El problema de la guerra justa me parece, con todo, mucho más severo. Después de todo, a mí no me preocupa la conclusión práctica respecto de la pena de muerte, sino su consistencia doctrinal (aunque eso no es poco). Pero aquí se trata no solo de dicha consistencia, sino también de sus consecuencias. La doctrina de la guerra justa, al fin y al cabo, permite precisamente evaluar racional y moralmente esa trágica constante de la historia humana que es la guerra. Renunciar a tal teoría no significa que vayamos a dejar de hacer tal evaluación, sino que nuestra evaluación se volverá arbitraria o al menos dependiente de juicios personales que pueden ser vistos como arbitrarios (como bien lo ilustra el reciente llamado del papa a que Ucrania izara bandera blanca). En esta materia Dignitas infinita incluye además no solo afirmaciones de principio, sino otras que deben estar sujetas a contraste con la realidad. Decir que todas las guerras son de naturaleza tal que “no resolverán los problemas, sino que los aumentarán” (38) suena muy bien, pero se trata de algo que difícilmente resistirá el análisis caso a caso al que invita. Pero además ocurre que el rechazo de la teoría de la guerra justa ni siquiera es consistente en el documento. Se quiere rechazar dicha teoría “incluso reafirmando el derecho inalienable a la legítima defensa” (38). Con eso, sin embargo, se ha admitido de regreso la teoría, que descansa entre otras cosas en ese derecho.

 

Conclusión

¿Qué decir a modo de conclusión sobre estos problemas? A todo el documento subyace una observación cuya importancia y peso no debe perderse de vista. “El respeto de la dignidad de todos y de cada uno, es la base indispensable para la existencia misma de toda sociedad que pretenda fundarse en el derecho justo y no en la fuerza del poder” (64). Al mismo tiempo que se recoge ese mensaje, es legítimo preguntar, sin embargo, si en Dignitas infinita este logra transmitirse con la precisión que cada materia merece.

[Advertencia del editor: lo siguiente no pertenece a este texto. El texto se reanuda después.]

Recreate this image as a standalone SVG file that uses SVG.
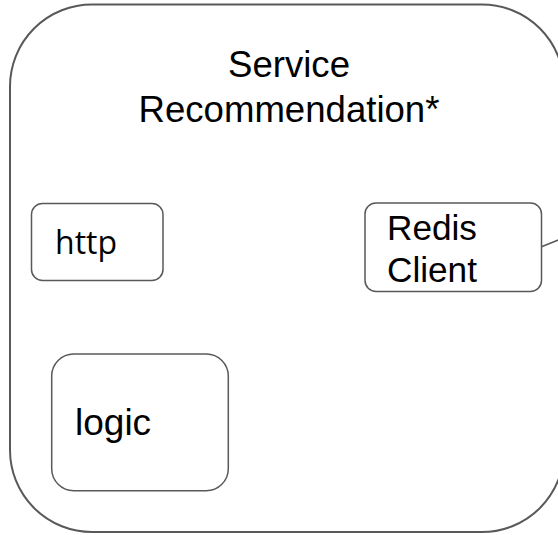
<svg xmlns="http://www.w3.org/2000/svg" width="558" height="535" viewBox="0 0 558 535">
<style>
.box{fill:#fff;stroke:#595959;stroke-width:1.5}
.outer{fill:#fff;stroke:#595959;stroke-width:2}
.t{font-family:"Liberation Sans",Arial,sans-serif;fill:#000}
.conn{stroke:#595959;stroke-width:1.5;fill:none}
</style>
<rect width="558" height="535" fill="#fff"/>
<g id="service">
<rect class="outer" x="10" y="4.5" width="554" height="527.5" rx="82" ry="82"/>
<text class="t" x="289" y="77.3" font-size="36.6" text-anchor="middle">Service</text>
<text class="t" x="289" y="121.7" font-size="36.6" text-anchor="middle">Recommendation*</text>
</g>
<g id="http">
<rect class="box" x="31.5" y="203.5" width="131.5" height="77" rx="11"/>
<text x="55" y="253.5" font-size="32" style="font-family:'Open Sans','Noto Sans',sans-serif">http</text>
</g>
<g id="redis">
<rect class="box" x="365" y="203" width="176.5" height="88.5" rx="11"/>
<text class="t" x="387" y="240" font-size="35.2">Redis</text>
<text class="t" x="387" y="282.3" font-size="35.2">Client</text>
</g>
<g id="logic">
<rect class="box" x="51.7" y="354" width="176.6" height="136.7" rx="22"/>
<text class="t" x="75" y="435" font-size="37">logic</text>
</g>
<g id="connectors">
<line class="conn" x1="541.5" y1="246.7" x2="560" y2="239.3"/>
</g>
</svg>
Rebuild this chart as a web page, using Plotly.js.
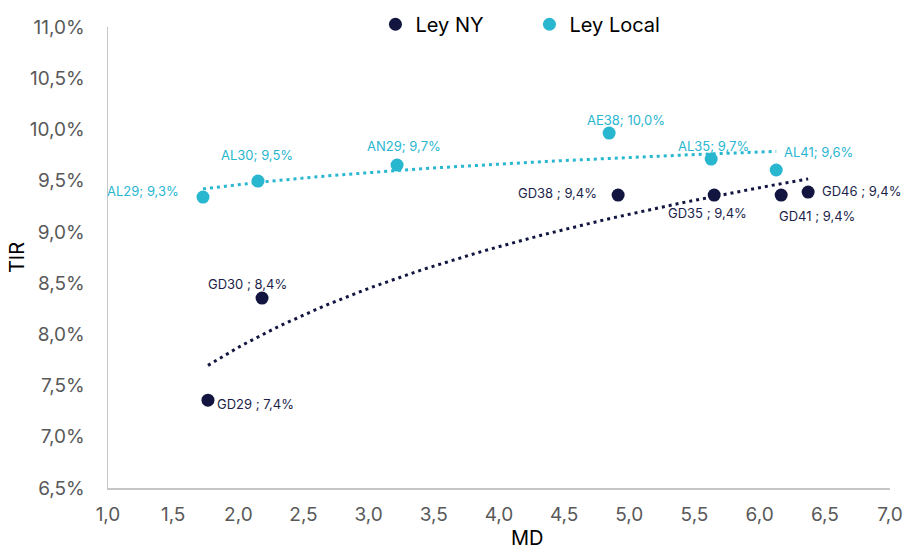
<!DOCTYPE html>
<html>
<head>
<meta charset="utf-8">
<script src="https://cdn.plot.ly/plotly-3.0.1.min.js"></script>
<style>html,body{margin:0;padding:0;background:#fff;}#chart{width:906px;height:549px;}</style>
</head>
<body>
<div id="chart"></div>
<script>
// ---- Data ----
const nyNames = ['GD29', 'GD30', 'GD38', 'GD35', 'GD41', 'GD46'];
const nyMD    = [1.767, 2.182, 4.914, 5.651, 6.165, 6.372];
const nyTIR   = [7.357, 8.354, 9.359, 9.359, 9.359, 9.389];

const localNames = ['AL29', 'AL30', 'AN29', 'AE38', 'AL35', 'AL41'];
const localMD    = [1.729, 2.151, 3.218, 4.845, 5.628, 6.127];
const localTIR   = [9.340, 9.496, 9.652, 9.965, 9.711, 9.604];

const seriesNames = ['Ley NY', 'Ley Local'];

// ---- Styles ----
const NAVY = '#11153f';
const TEAL = '#29b6cf';
// label offsets in px (dx right, dy down) from each point
const nyLabelOffsets    = [[48, 4], [-15, -14], [-61, -2], [-7, 18], [36, 21], [53, -1]];
const localLabelOffsets = [[-60, -6], [-1, -26], [7, -19], [17, -13], [2, -13], [42, -18]];

// logarithmic trendline (least squares on ln x), like a spreadsheet trendline
function logTrend(xs, ys, n) {
  const lx = xs.map(Math.log);
  const mx = lx.reduce((a, b) => a + b, 0) / lx.length;
  const my = ys.reduce((a, b) => a + b, 0) / ys.length;
  let sxy = 0, sxx = 0;
  lx.forEach((v, i) => { sxy += (v - mx) * (ys[i] - my); sxx += (v - mx) * (v - mx); });
  const b = sxy / sxx, a = my - b * mx;
  const x0 = Math.min(...xs), x1 = Math.max(...xs);
  const tx = [], ty = [];
  for (let i = 0; i <= n; i++) {
    const x = x0 + (x1 - x0) * i / n;
    tx.push(x); ty.push(a + b * Math.log(x));
  }
  return {x: tx, y: ty};
}

function fmtLabel(name, v, sep) {
  return name + sep + v.toFixed(1).replace('.', ',') + '%';
}

const nyTr = logTrend(nyMD, nyTIR, 80);
const locTr = logTrend(localMD, localTIR, 80);

const FONT = 'Inter, Roboto, sans-serif';

const traces = [
  {x: nyTr.x, y: nyTr.y, mode: 'lines', line: {color: NAVY, width: 3, dash: '3px,4px'},
   showlegend: false, hoverinfo: 'skip'},
  {x: locTr.x, y: locTr.y, mode: 'lines', line: {color: TEAL, width: 3, dash: '3px,4px'},
   showlegend: false, hoverinfo: 'skip'},
  {x: nyMD, y: nyTIR, name: seriesNames[0], mode: 'markers', type: 'scatter',
   marker: {color: NAVY, size: 13}},
  {x: localMD, y: localTIR, name: seriesNames[1], mode: 'markers', type: 'scatter',
   marker: {color: TEAL, size: 13}}
];

const annotations = [];
nyNames.forEach((n, i) => annotations.push({
  x: nyMD[i], y: nyTIR[i], xref: 'x', yref: 'y', text: fmtLabel(n, nyTIR[i], ' ; '),
  showarrow: false, xanchor: 'center', yanchor: 'middle',
  xshift: nyLabelOffsets[i][0], yshift: -nyLabelOffsets[i][1],
  font: {family: FONT, size: 13, color: '#1c1f4a'}
}));
localNames.forEach((n, i) => annotations.push({
  x: localMD[i], y: localTIR[i], xref: 'x', yref: 'y', text: fmtLabel(n, localTIR[i], '; '),
  showarrow: false, xanchor: 'center', yanchor: 'middle',
  xshift: localLabelOffsets[i][0], yshift: -localLabelOffsets[i][1],
  font: {family: FONT, size: 13, color: TEAL}
}));
annotations.push({
  text: 'MD', xref: 'paper', yref: 'paper', x: 0.537, y: 0, yshift: -50,
  xanchor: 'center', yanchor: 'middle', showarrow: false,
  font: {family: FONT, size: 20, color: '#000'}
});

const layout = {
  width: 906, height: 549,
  margin: {l: 108, r: 16, t: 27, b: 61, pad: 0, autoexpand: false},
  paper_bgcolor: '#fff', plot_bgcolor: '#fff',
  separators: ',.',
  font: {family: FONT, color: '#595959'},
  xaxis: {
    range: [1, 7], tickmode: 'linear', tick0: 1, dtick: 0.5, tickformat: '.1f',
    showgrid: false, zeroline: false, showline: true, linecolor: '#c6c6c6', linewidth: 1.5,
    ticks: '', ticklabelstandoff: 9, automargin: false,
    tickfont: {size: 19, color: '#595959'}
  },
  yaxis: {
    range: [6.5, 11], tickmode: 'linear', tick0: 6.5, dtick: 0.5, tickformat: '.1f', ticksuffix: '%',
    showgrid: false, zeroline: false, showline: true, linecolor: '#c6c6c6', linewidth: 1.5,
    ticks: '', ticklabelstandoff: 18, automargin: false,
    tickfont: {size: 19, color: '#595959'},
    title: {text: 'TIR', font: {size: 20, color: '#000'}, standoff: 0}
  },
  legend: {
    orientation: 'h', x: 0.342, xanchor: 'left', y: 1.006, yanchor: 'middle',
    font: {size: 20, color: '#000'}, entrywidth: 109, entrywidthmode: 'pixels',
    bgcolor: 'rgba(0,0,0,0)'
  },
  annotations: annotations,
  showlegend: true
};

Plotly.newPlot('chart', traces, layout, {displayModeBar: false, staticPlot: true});
</script>
</body>
</html>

Por supuesto alguien podría responder que esta declaración se mueve en otro plano, que es una exhortación dedicada a orientar de modo general y no una disquisición filosófica. No me parece una mala defensa. A veces lo que las personas necesitan es eso, saber que no están solos defendiendo ciertas posiciones, que no están locos al oponerse a tal o cual práctica que el mundo circundante les presenta como indiscutible progreso. Pero para ciertas materias hay en el documento una apelación a un sentido certero del término “dignidad”. La posición en contra de la maternidad subrogada, por ejemplo, se funda en el hecho de que ahí “el niño, inmensamente digno, se convierte en un mero objeto” (48). Aquí lo digno es contrastado con lo puramente valioso, que puede ser objeto de transacción. Un hijo, prosigue la declaración correctamente, “es siempre un don y nunca el objeto de un contrato”. ¿Por qué no apostar por este mismo tipo de precisión cuando se toca materias como la guerra justa?

La razón, plausiblemente, es la que ya hemos notado. Lo decisivo es el interés del documento por mostrar una aproximación consistente a todos los modos en que se vulnera la dignidad de la vida humana o, por decirlo de otro modo, una posición pro-vida consistente. Y eso está muy bien. Pero si eso conduce a inconsistencias en otros planos, parece que se cambia un problema por otro y que hay algo que merece ser revisado. Al menos quienes creemos en la vigencia, madurez y razonabilidad de la doctrina social cristiana –en sus distintas vertientes confesionales– debemos apuntar hacia allá.